Color is the kinetic element in Carlos Cruz-Diez’s “Chromosaturation” (1965-2010), an immersion in chenille-soft hues seeping into one another, saturating, diffusing the surface and perfusing viewers who venture through its succession of neon-lit chambers. Many will draw reference points to James Turrell, as Cruz-Diez (who is 20 years Turrell’s senior) achieves head-scratching dematerializations of space akin to those that have become the younger artist’s stock and store. Within these corridors light becomes powdery, entryways and exits take on the semblance of Color Field paintings, and you’d best watch your step, lest you walk straight into a wall you thought was empty, candy-colored air. “Chromosaturation”’s ethereality is counterweighted by other artworks that add just enough levity to keep the show this side of self-importance: Martha Boto’s motorized amoeba forms rotating on Plexiglas rods; Gyula Kosice’s acrylic maquettes for an imagined outerspace utopia; and Gregorio Vardánegra’s light grid, “Polychromie electronique I” (1965-70), clicking on and off in mindless, vaguely fiendish automation.

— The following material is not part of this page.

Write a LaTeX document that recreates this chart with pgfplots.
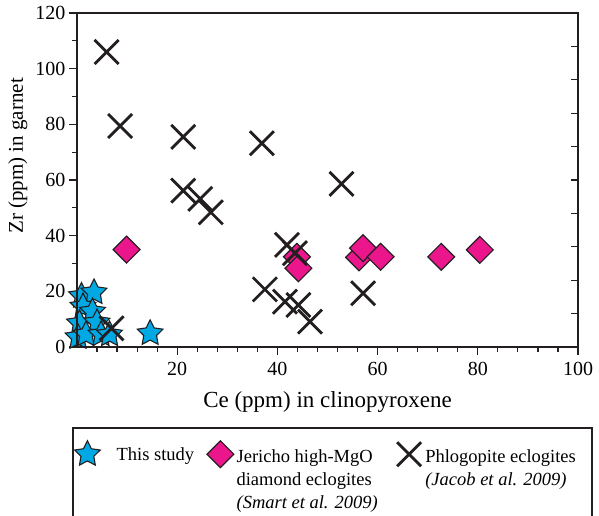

Part of “Kinesthesia’’s" appeal is its deft straddling of the works’ intellectual double-coding, particularly as it pertains to the role of technology. It was once a radical notion that an artwork might transcend the limitations of the static via “unnatural” chromatic or electrical means. In the wake of our current digital metastasis, such notions seem quaint. Even in the most post-ironically cheesy of these artworks, with their softly purring motors and often one-note visual gimmicks, questions are left lingering — Samuel Morse’s and Isabel Paterson’s questions: "What hath God wrought," and "is the God of the Machine benevolent or sinister?" This unabashed crowd-pleaser of an exhibition has an unexpectedly complex aftertaste. In its inky-dark rooms, more reminiscent of “Blade Runner” than The Jetsons, we remember that electrodes can be used as instruments of torture, not just to light cities, and that motors will obey any master. Inviting technology into aesthetics and culture at large is never an unambiguous proposition.